_DATA PROVIDED_
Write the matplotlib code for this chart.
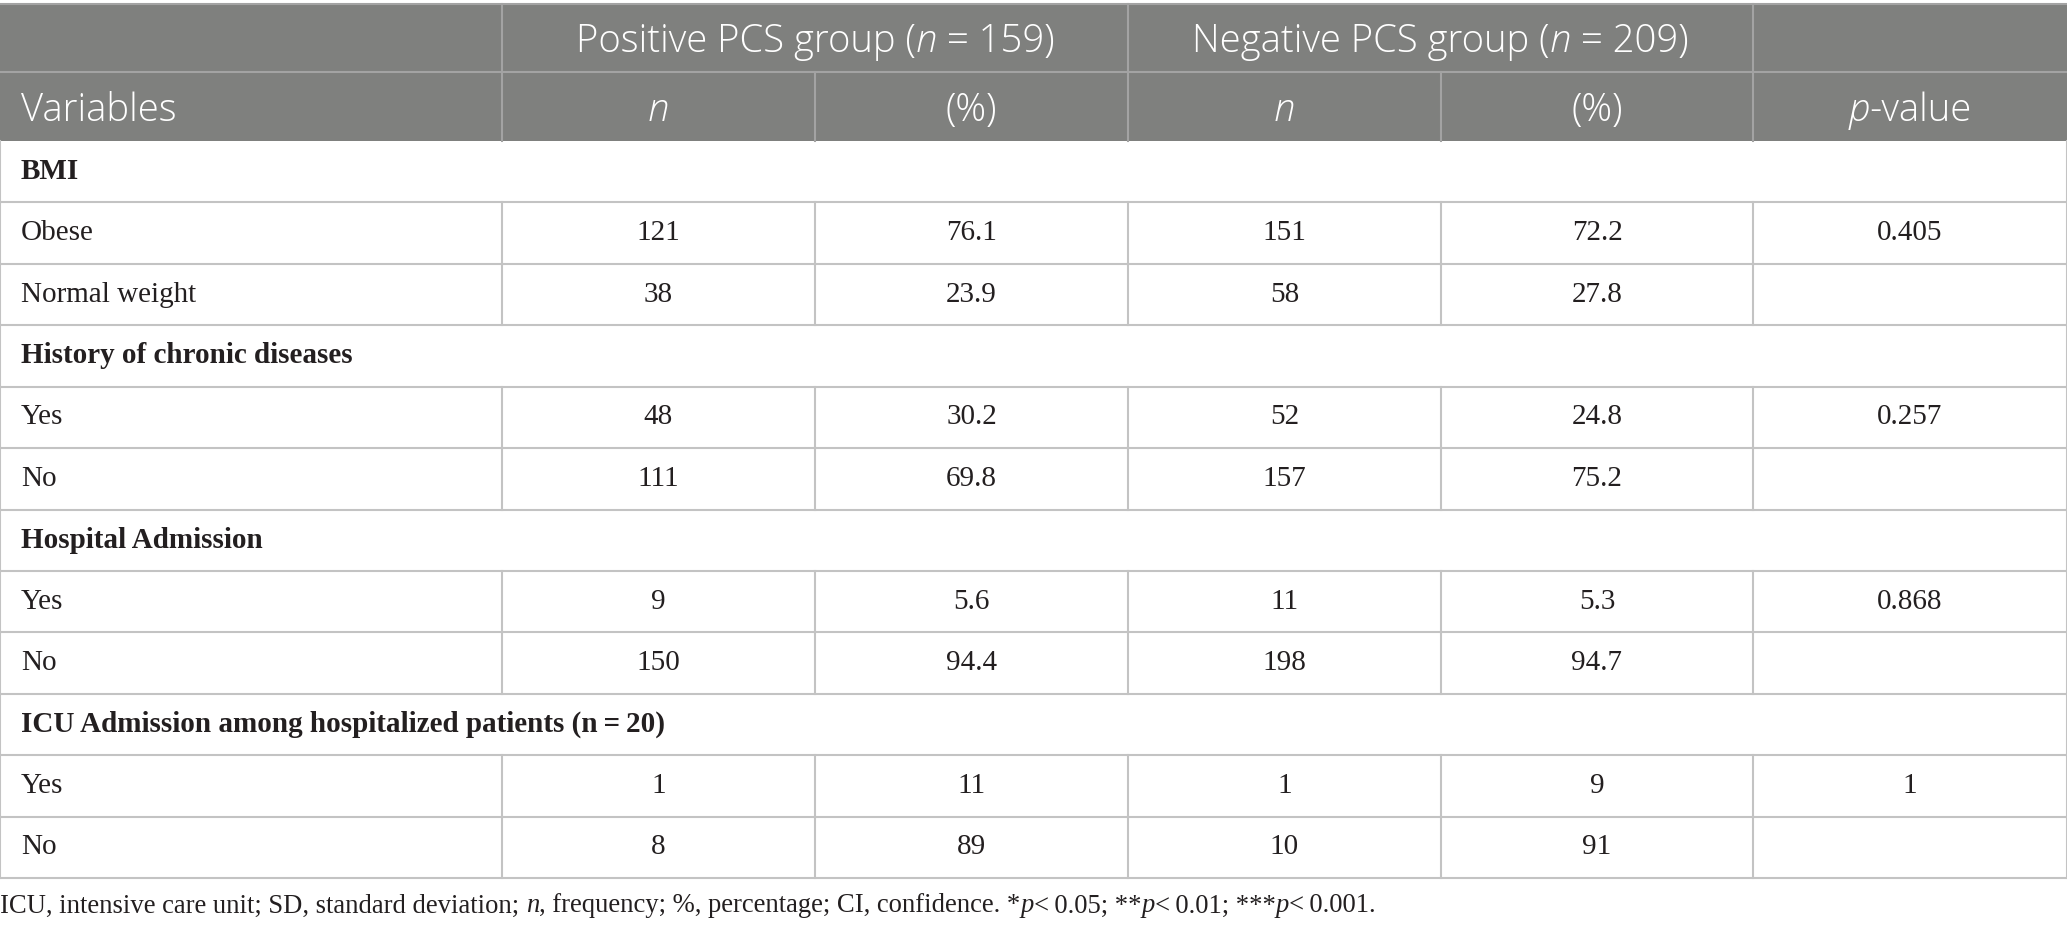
import matplotlib
matplotlib.use("Agg")
import matplotlib.pyplot as plt
from matplotlib.offsetbox import TextArea, HPacker, AnnotationBbox

# ---------------- data ----------------
sections = ["BMI", "History of chronic diseases", "Hospital Admission",
            "ICU Admission among hospitalized patients (n\u2009=\u200920)"]
row_labels = [["Obese", "Normal weight"], ["Yes", "No"], ["Yes", "No"], ["Yes", "No"]]
pos_n = ["121", "38", "48", "111", "9", "150", "1", "8"]
pos_pct = ["76.1", "23.9", "30.2", "69.8", "5.6", "94.4", "11", "89"]
neg_n = ["151", "58", "52", "157", "11", "198", "1", "10"]
neg_pct = ["72.2", "27.8", "24.8", "75.2", "5.3", "94.7", "9", "91"]
p_values = ["0.405", "", "0.257", "", "0.868", "", "1", ""]
pos_total = "159"
neg_total = "209"

# ---------------- layout ----------------
W, H = 2067, 932
fig = plt.figure(figsize=(W / 100, H / 100), dpi=100)
ax = fig.add_axes([0, 0, 1, 1])
ax.set_xlim(0, W)
ax.set_ylim(H, 0)
ax.axis("off")

col_edges = [0, 502, 815, 1128, 1441, 1753, W]
head_top, head_mid, head_bot = 4, 72, 141
row_h = (878 - 141) / 12.0

HEAD_BG = "#7f807e"
HEAD_LINE = "#a3a3a3"
BODY_LINE = "#c3c3c3"
TXT = "#231f20"

SANS = "Open Sans"
SERIF = "Liberation Serif"
HFS = 27.5
BFS = 21
FFS = 19.2


def rich(x, y, parts, ha="center", color="white"):
    children = []
    for s, props in parts:
        tp = dict(color=color)
        tp.update(props)
        children.append(TextArea(s, textprops=tp))
    box = HPacker(children=children, align="baseline", pad=0, sep=0)
    ab = AnnotationBbox(box, (x, y), xycoords="data", frameon=False,
                        box_alignment=(0.5 if ha == "center" else 0.0, 0.5), pad=0)
    ax.add_artist(ab)


# header background
ax.add_patch(plt.Rectangle((0, head_top), W, head_bot - head_top, color=HEAD_BG, lw=0, zorder=0))
# header lines
ax.plot([0, W], [head_top, head_top], color=HEAD_LINE, lw=1.5)
ax.plot([0, W], [head_mid, head_mid], color=HEAD_LINE, lw=1.5)
for x in [col_edges[1], col_edges[3], col_edges[5]]:
    ax.plot([x, x], [head_top, head_mid], color=HEAD_LINE, lw=1.5)
for x in col_edges[1:-1]:
    ax.plot([x, x], [head_mid, head_bot], color=HEAD_LINE, lw=1.5)

# header texts
hs = dict(family=SANS, size=HFS, weight=300)
hi = dict(family=SANS, size=HFS, style="italic", weight=300)
rich((col_edges[1] + col_edges[3]) / 2, (head_top + head_mid) / 2 + 4,
     [("Positive PCS group (", hs), ("n", hi), (" = " + pos_total + ")", hs)])
rich((col_edges[3] + col_edges[5]) / 2, (head_top + head_mid) / 2 + 4,
     [("Negative PCS group (", hs), ("n", hi), (" = " + neg_total + ")", hs)])
y2 = (head_mid + head_bot) / 2 + 4
rich(21, y2, [("Variables", hs)], ha="left")
rich((col_edges[1] + col_edges[2]) / 2, y2, [("n", hi)])
rich((col_edges[2] + col_edges[3]) / 2, y2, [("(%)", hs)])
rich((col_edges[3] + col_edges[4]) / 2, y2, [("n", hi)])
rich((col_edges[4] + col_edges[5]) / 2, y2, [("(%)", hs)])
rich((col_edges[5] + col_edges[6]) / 2, y2, [("p", hi), ("-value", hs)])

# body
y = head_bot
k = 0
for si, sec in enumerate(sections):
    top = y
    bot = y + row_h
    ax.text(21, (top + bot) / 2, sec, family=SERIF, size=BFS, weight="bold",
            color=TXT, ha="left", va="center")
    ax.plot([0, 0], [top, bot], color=BODY_LINE, lw=1.5)
    ax.plot([W, W], [top, bot], color=BODY_LINE, lw=1.5)
    ax.plot([0, W], [bot, bot], color=BODY_LINE, lw=1.5)
    y = bot
    for lab in row_labels[si]:
        top = y
        bot = y + row_h
        cy = (top + bot) / 2
        ax.text(21, cy, lab, family=SERIF, size=BFS, color=TXT, ha="left", va="center")
        vals = [pos_n[k], pos_pct[k], neg_n[k], neg_pct[k], p_values[k]]
        for ci, v in enumerate(vals):
            cx = (col_edges[ci + 1] + col_edges[ci + 2]) / 2
            ax.text(cx, cy, v, family=SERIF, size=BFS, color=TXT, ha="center", va="center")
        for x in col_edges:
            ax.plot([x, x], [top, bot], color=BODY_LINE, lw=1.5)
        ax.plot([0, W], [bot, bot], color=BODY_LINE, lw=1.5)
        y = bot
        k += 1

# footnote
fs = dict(family=SERIF, size=FFS)
fi = dict(family=SERIF, size=FFS, style="italic")
rich(0, 906, [("ICU, intensive care unit; SD, standard deviation; ", fs), ("n", fi),
              (", frequency; %, percentage; CI, confidence. *", fs), ("p", fi),
              ("<\u20090.05; **", fs), ("p", fi), ("<\u20090.01; ***", fs), ("p", fi),
              ("<\u20090.001.", fs)], ha="left", color=TXT)

fig.savefig("out.png", dpi=100)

_TASK PROMPT_
Your copy of the data above should match it exactly, except that pictures are left out.

_RESULT BELOW_
Write the matplotlib code for this chart.
import matplotlib
matplotlib.use("Agg")
import matplotlib.pyplot as plt
from matplotlib.offsetbox import TextArea, HPacker, AnnotationBbox

# ---------------- data ----------------
sections = ["BMI", "History of chronic diseases", "Hospital Admission",
            "ICU Admission among hospitalized patients (n\u2009=\u200920)"]
row_labels = [["Obese", "Normal weight"], ["Yes", "No"], ["Yes", "No"], ["Yes", "No"]]
pos_n = ["121", "38", "48", "111", "9", "150", "1", "8"]
pos_pct = ["76.1", "23.9", "30.2", "69.8", "5.6", "94.4", "11", "89"]
neg_n = ["151", "58", "52", "157", "11", "198", "1", "10"]
neg_pct = ["72.2", "27.8", "24.8", "75.2", "5.3", "94.7", "9", "91"]
p_values = ["0.405", "", "0.257", "", "0.868", "", "1", ""]
pos_total = "159"
neg_total = "209"

# ---------------- layout ----------------
W, H = 2067, 932
fig = plt.figure(figsize=(W / 100, H / 100), dpi=100)
ax = fig.add_axes([0, 0, 1, 1])
ax.set_xlim(0, W)
ax.set_ylim(H, 0)
ax.axis("off")

col_edges = [0, 502, 815, 1128, 1441, 1753, W]
head_top, head_mid, head_bot = 4, 72, 141
row_h = (878 - 141) / 12.0

HEAD_BG = "#7f807e"
HEAD_LINE = "#a3a3a3"
BODY_LINE = "#c3c3c3"
TXT = "#231f20"

SANS = "Open Sans"
SERIF = "Liberation Serif"
HFS = 27.5
BFS = 21
FFS = 19.2


def rich(x, y, parts, ha="center", color="white"):
    children = []
    for s, props in parts:
        tp = dict(color=color)
        tp.update(props)
        children.append(TextArea(s, textprops=tp))
    box = HPacker(children=children, align="baseline", pad=0, sep=0)
    ab = AnnotationBbox(box, (x, y), xycoords="data", frameon=False,
                        box_alignment=(0.5 if ha == "center" else 0.0, 0.5), pad=0)
    ax.add_artist(ab)


# header background
ax.add_patch(plt.Rectangle((0, head_top), W, head_bot - head_top, color=HEAD_BG, lw=0, zorder=0))
# header lines
ax.plot([0, W], [head_top, head_top], color=HEAD_LINE, lw=1.5)
ax.plot([0, W], [head_mid, head_mid], color=HEAD_LINE, lw=1.5)
for x in [col_edges[1], col_edges[3], col_edges[5]]:
    ax.plot([x, x], [head_top, head_mid], color=HEAD_LINE, lw=1.5)
for x in col_edges[1:-1]:
    ax.plot([x, x], [head_mid, head_bot], color=HEAD_LINE, lw=1.5)

# header texts
hs = dict(family=SANS, size=HFS, weight=300)
hi = dict(family=SANS, size=HFS, style="italic", weight=300)
rich((col_edges[1] + col_edges[3]) / 2, (head_top + head_mid) / 2 + 4,
     [("Positive PCS group (", hs), ("n", hi), (" = " + pos_total + ")", hs)])
rich((col_edges[3] + col_edges[5]) / 2, (head_top + head_mid) / 2 + 4,
     [("Negative PCS group (", hs), ("n", hi), (" = " + neg_total + ")", hs)])
y2 = (head_mid + head_bot) / 2 + 4
rich(21, y2, [("Variables", hs)], ha="left")
rich((col_edges[1] + col_edges[2]) / 2, y2, [("n", hi)])
rich((col_edges[2] + col_edges[3]) / 2, y2, [("(%)", hs)])
rich((col_edges[3] + col_edges[4]) / 2, y2, [("n", hi)])
rich((col_edges[4] + col_edges[5]) / 2, y2, [("(%)", hs)])
rich((col_edges[5] + col_edges[6]) / 2, y2, [("p", hi), ("-value", hs)])

# body
y = head_bot
k = 0
for si, sec in enumerate(sections):
    top = y
    bot = y + row_h
    ax.text(21, (top + bot) / 2, sec, family=SERIF, size=BFS, weight="bold",
            color=TXT, ha="left", va="center")
    ax.plot([0, 0], [top, bot], color=BODY_LINE, lw=1.5)
    ax.plot([W, W], [top, bot], color=BODY_LINE, lw=1.5)
    ax.plot([0, W], [bot, bot], color=BODY_LINE, lw=1.5)
    y = bot
    for lab in row_labels[si]:
        top = y
        bot = y + row_h
        cy = (top + bot) / 2
        ax.text(21, cy, lab, family=SERIF, size=BFS, color=TXT, ha="left", va="center")
        vals = [pos_n[k], pos_pct[k], neg_n[k], neg_pct[k], p_values[k]]
        for ci, v in enumerate(vals):
            cx = (col_edges[ci + 1] + col_edges[ci + 2]) / 2
            ax.text(cx, cy, v, family=SERIF, size=BFS, color=TXT, ha="center", va="center")
        for x in col_edges:
            ax.plot([x, x], [top, bot], color=BODY_LINE, lw=1.5)
        ax.plot([0, W], [bot, bot], color=BODY_LINE, lw=1.5)
        y = bot
        k += 1

# footnote
fs = dict(family=SERIF, size=FFS)
fi = dict(family=SERIF, size=FFS, style="italic")
rich(0, 906, [("ICU, intensive care unit; SD, standard deviation; ", fs), ("n", fi),
              (", frequency; %, percentage; CI, confidence. *", fs), ("p", fi),
              ("<\u20090.05; **", fs), ("p", fi), ("<\u20090.01; ***", fs), ("p", fi),
              ("<\u20090.001.", fs)], ha="left", color=TXT)

fig.savefig("out.png", dpi=100)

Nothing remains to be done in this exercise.